They say you should be careful what you wish for. Well, people have been moaning about it being toooooo hot and so today we woke up to fog. A friend of mine posted a picture of sunset at Samil, a watery sun through some murky-looking mist. So the low cloud cover was clearly on its way in yesterday evening. It’s curious how we can have clear skies and sunshine at our end of Vigo, the Teis end, while she complains of mist and musk at Alcabre. They get the brunt of the Atlantic blanket coming in, I suppose.
The temperature gauges show a marked drop in temperature but this morning’s fog was still very clammy. It certainly made little difference to the night-time temperature - sticky weather for sleeping. Add to that the festivities that are going on at A Guía - the promontory you can see from our flats, a place we often walk to - and sleep is not going well at the moment.
We wondered the other day what was the origin on double-barrelled names in England. In Spain there is a long tradition of having two surnames, one from your father and one from your mother. This leads to much confusion when they discover that we British as a rule have only one. They often try to make my second forename into my fist surname. And so I find myself being addressed as Señora Margaret, as they assume that, of course, I will expect to be known principally by my “first surname”. A young friend of mine is often addressed as Señor George for the same reason.
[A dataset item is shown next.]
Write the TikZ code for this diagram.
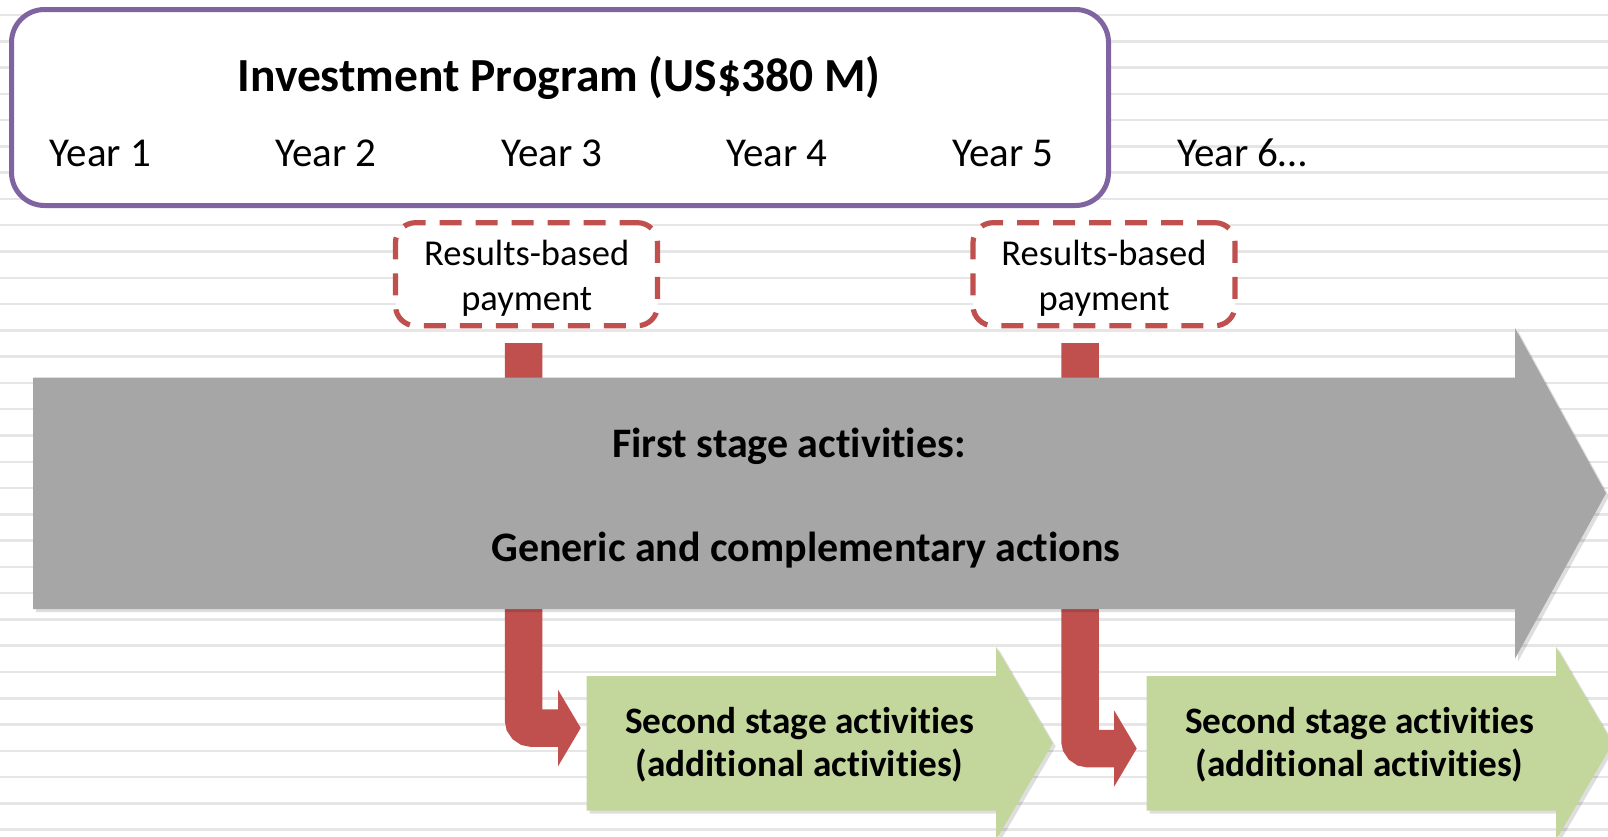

When last we renewed our “tarjeta dorada”, the rail travel discount card for old biddies, the official at the station could not bring himself to leave one of the surname slots on the form empty. Consequently Phil’s card reads Philips Philips Adams. He has the added complication of having only one forename and so they invented one for him. Heaven help us if ever the cards are checked against passports. And then there is the fact that Philip became Philips this is another fairly frequent phenomenon. Our grandson, Matthew, was often called Matthews when he visited us.
Mind you, the British can be as bad with names. At least in my family. My Spanish nephew is called Andrés, a name my sister and her husband chose as being one the English relatives could relate to without difficulty. Besides, this followed another good Spanish tradition of giving the son his father’s name. We thought his father was called Avelino but it turned out he was really Andrés Avelino. (Like my Aunt Elizabeth Ethel, he was always known by his second name. Quite why my aunt preferred Ethel to Elizabeth I do not understand. On reflection though, she was of an age to have been named after the Elizabeth who later became queen, so maybe that had something to do with it.) The non-Spanish-speakers on the English side of the family moved the stress of Andrés to the initial A, making it more like Andrew. My brother, the joker, decided this was like andrex and proceded to call him Bog-Roll. Sometimes you can’t win.
Here’s another example: my Spanish niece’s partner is Miguel Angel, a common enough name, shortened to Migue, stress on the first syllable, by friends and family. When my English sister and I visited our Spanish sister earlier this year and met this young man, my English sister could not bring herself to call him by the shortened version of his name. She heard it as “Me gay” and felt embarrassed that she might be insulting him!! We had to change his name to Migui. Oh, boy!
Anyway, I did a mini-research project on English double-barrelled names and found this: “In British tradition, a double surname is heritable, and mostly taken in order to preserve a family name which would have become extinct due to the absence of male descendants bearing the name, connected to the inheritance of a family estate. Examples include Harding-Rolls and Stopford Sackville.”
Most of us associate it with poshness and snobbiness. Hence the Sackville-Bagginses in Tolkeins’s hobbit society.
“A few British upper-class families have "triple-barrelled" surnames (e.g. Anstruther-Gough-Calthorpe; Cave-Browne-Cave; Elliot-Murray-Kynynmound; Heathcote-Drummond-Willoughby; Smith-Dorrien-Smith; Vane-Tempest-Stewart). Not all of those with multiple names were of the nobility; landed gentry such as George Henry Lane-Fox Pitt-Rivers consolidated the estates and wealth of several families in their multiple names. These are sometimes created when one spouse has a double-barrelled name and the other has a single surname.”
“Captain Leone Sextus Denys Oswolf Fraudatifilius Tollemache-Tollemache de Orellana Plantagenet Tollemache-Tollemache is sometimes quoted as the man with the most ever "barrels" in his surname (six), but in fact all but the last two of these (Tollemache-Tollemache) were forenames.”
What it didn’t mention was the fact that some children are now given two surnames as feminist mothers insist of their offspring having the mother’s name as well the father’s. Fair enough! You have to consider, however, the level of difficulty for the poor child learning to write his or her name. Our daughter’s latest offspring has an English name, Lydia Mei (the last spelt Chinese fashion like her Chinese grandmother’s), then a Chinese name, Wai Yin (which she will no doubt have to learn to write in Chinese characters at some point), but only one surname, her father’s. Her parents decided that to call her Wong-Adams or Adams-Wong would just give her altogether too many names!
These are the important things to take into consideration.